建築音響研究室 室長補佐 吉 村 純 一

 3月23日から26日にかけてチェコのプラハでTC43(音響)並びにSC1(騒音)とSC2(建築音響)の合同会議が開催され、当所から山田、吉村の両名がそれぞれの分野のWGに参加した。会議の内容は本ニュースの山田の報告及び音響学会誌9月号に譲ることとし、ここでは帰りに寄り道をして訪ねたフランスのCSTBの試験施設について紹介する。

 前回97年秋のISO/TC43浜松会議の際に、フランスから参加されたJ. Roland氏から、建築材料の音響試験施設を新設中であることを聞き、ISO整合化の成ったJISに盛り込まれた実際の試験施設を是非見てみたいということで、プラハ行きが決まってからコンタクトをとり続けた。しかし、何度となく送ったラブコールにもいっこうに返答が無く、氏がプラハ会議に参加されるとの情報を頼りに出発する羽目になった。幸いプラハに転送された氏からのメールで訪問を受けてくれることがわかったが、「君の見たいという施設はGrenobleでなくParisにある」とのことで、ホテルのキャンセルなどでフランスにたどり着く前に大汗をかいてしまった。

 ともあれ、会議中に手渡されたメモの住所と応対してくれる人の名前を唯一の情報に、Paris郊外のNoisy-champs(ディズニーランドの近く)にあるCSTB(Centre Scientifique et Technique du Batiment)の門をくぐることができた。受付の男性に用件と訪ね先を伝え、渡された受付票とセンスのよい案内図を手に試験棟(愛称LABE)に近づくと、とてつもない大きさに、しばし唖然、愕然、呆然としてしまった。格納庫の様な建て屋は、小林理研の模型実験室が6つほど入る大きさ(1200m2)と倍の高さがありそうである。紹介された若い研究員は、挨拶する間もなくフランス語が話せるかと聞いてきた。だめ?、それなら互いに不自由な英語でということになり、さっそく試験施設を見せてもらうことになった。

 いきなり見せつけられたのが透過損失の試験用枠の数の多さ、なんと20枚以上もあるカートリッジは、試料の大きさに応じた開口だけでなく、横にして天井のトップライトや床材料の空気音遮音も測定するのだそうだ。多数の開口枠が隣接するものの、試料によっては別の依頼者の目に付かぬようカーテンで仕切って保管されており、試験機関としての当然の義務がごく自然に遂行されているのに感心させられた。いよいよ試験装置である。同じ大きさの受音室が2つ並んで設置されており、それに対向する音源室がレールの上を移動してそれぞれとペアを組むのである。受音室は試験棟の基礎から防振支持され、かつコンクリートの二重構造になっている。それぞれの試験室の間には先ほどの試料設置用カートリッジをクレーンで運び込み、エアシールで気密を確保する。このような1つの音源室に2つの受音室が交互に利用されるペアがもう一組み用意されており、そちらは試験開口が縦に長く、ドアの測定のために用意した装置だそうである。フランスの扉は背が高く通常の開口には収まらないため試験室ごと大きくしたとのことである。室内吸音、受音装置、音源装置、音源設置位置、試料寸法などISO規格を満足するよう構成されているが、細部についてはAFNORだそうで、さすがドイツに対抗するフランスの意気込みが伺える。2つの受音室の間にはそれぞれ測定室が用意されており、リアルタイム分析器と計算機が設置され、自作のプログラムでそれらをコントロールするとのことである。

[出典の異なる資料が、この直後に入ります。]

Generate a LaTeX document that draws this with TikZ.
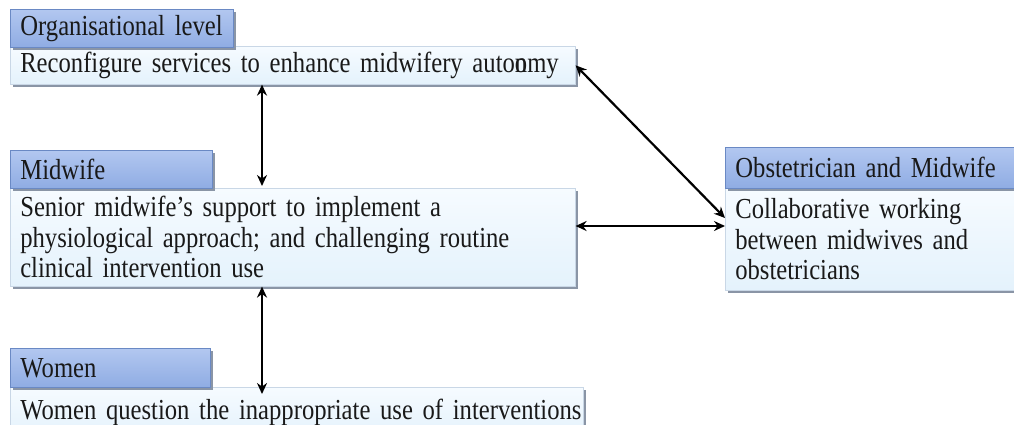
\documentclass[tikz,border=0pt]{standalone}
\usepackage{fontspec}
\setmainfont[FakeStretch=0.85]{Liberation Serif}
\usetikzlibrary{arrows.meta,calc}

\definecolor{hdrtop}{HTML}{B2C7F0}
\definecolor{hdrbot}{HTML}{8FACE3}
\definecolor{hdrline}{HTML}{6A89C4}
\definecolor{bodytop}{HTML}{F6FBFF}
\definecolor{bodybot}{HTML}{E4F2FC}
\definecolor{bodyline}{HTML}{C9D7E6}
\definecolor{shade}{HTML}{8A95A6}

% box text: large serif with tight word spacing
\newcommand\boxtextfont{\fontsize{29}{30.5}\selectfont
  \spaceskip=4.6pt plus 1pt minus 1pt\relax}

\tikzset{
  boxbase/.style={anchor=north west, inner xsep=10pt, inner ysep=0pt, align=left,
    font=\boxtextfont, text=black!90,
    preaction={fill=shade, transform canvas={xshift=2.5pt, yshift=-2.5pt}}},
  hdr/.style={boxbase, draw=hdrline, line width=0.8pt, top color=hdrtop, bottom color=hdrbot},
  body/.style={boxbase, draw=bodyline, line width=0.6pt, top color=bodytop, bottom color=bodybot},
  link/.style={line width=2.2pt, black, {Stealth[length=11pt,width=10pt]}-{Stealth[length=11pt,width=10pt]}}
}

\begin{document}
\begin{tikzpicture}[x=1pt, y=-1pt]
  \useasboundingbox (0,0) rectangle (1014,424);

  % organisational level
  \node[body, text width=545pt, minimum height=38pt] (orgB) at (10,46)
    {\mbox{Reconfigure services to enhance midwifery auto\makebox[0pt][l]{n}omy}};
  \node[hdr, text width=203pt, minimum height=38pt] (orgH) at (10,9)
    {\mbox{Organisational level}};

  % midwife
  \node[body, text width=545pt, minimum height=98pt] (midB) at (10,188)
    {Senior midwife’s support to implement a\\
     physiological approach; and challenging routine\\
     clinical intervention use};
  \node[hdr, text width=182pt, minimum height=38pt] (midH) at (10,150)
    {\mbox{Midwife}};

  % women
  \node[body, text width=553pt, minimum height=50pt] (wB) at (10,387)
    {\mbox{Women question the inappropriate use of interventions}\\[0pt]};
  \node[hdr, text width=180pt, minimum height=39pt] (wH) at (10,348)
    {\mbox{Women}};

  % obstetrician and midwife
  \node[body, text width=280pt, minimum height=102pt] (obB) at (725,188)
    {Collaborative working\\ between midwives and\\ obstetricians};
  \node[hdr, text width=280pt, minimum height=41pt] (obH) at (725,147)
    {\mbox{Obstetrician and Midwife}};

  % connectors
  \coordinate (vx) at (262,0);
  \coordinate (hy) at (0,226);
  \coordinate (dy) at (0,218);
  \draw[link, shorten >=2pt] (orgB.south -| vx) -- (midB.north -| vx);
  \draw[link, shorten >=-7pt] (midB.south -| vx) -- (wB.north -| vx);
  \draw[link] (midB.east |- hy) -- (obB.west |- hy);
  \draw[link] (orgB.east) -- (obB.west |- dy);
\end{tikzpicture}
\end{document}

 次は床衝撃音測定装置である。こちらも試験開口と受音室が2つで、交互に試験ができるとのことであるが、タッピングマシーンは上部に音源室を置かずに測定し、床の空気音遮断性能を測る場合は伸縮する車輪のついた音源室が上からかぶることで測定するとのこと。先ほどの空気音遮音装置での試料を垂直にして測定した結果との対比について聞いてみると、これからだそうである。標準床の厚さは140mmで、日本でのそれよりかなり薄く、床衝撃音改善量は200〜250mmでの測定結果より多少良くでるはずだと伝えてやった。

 この他、床下を通しての床材の遮音性能を測定するための装置(ISO/DIS 140-12)、吸音率測定用の残響室(容積が260m3の長方形)、給水器具の個体音測定装置などで構成されているが、室寸法や容積等の詳しい諸元については、パンフレットにある簡単な鳥瞰図だけで、詳しい図面は一切提示されていない。この点について訪ねると、昨年暮れに完成したばかりで、様々なチェックと試験に追われてまだ整備されていないとのことであった。

 年度末の忙しい最中、国際会議とこの様な立派な施設を訪問できる機会を与えてくれた方々に感謝いたします。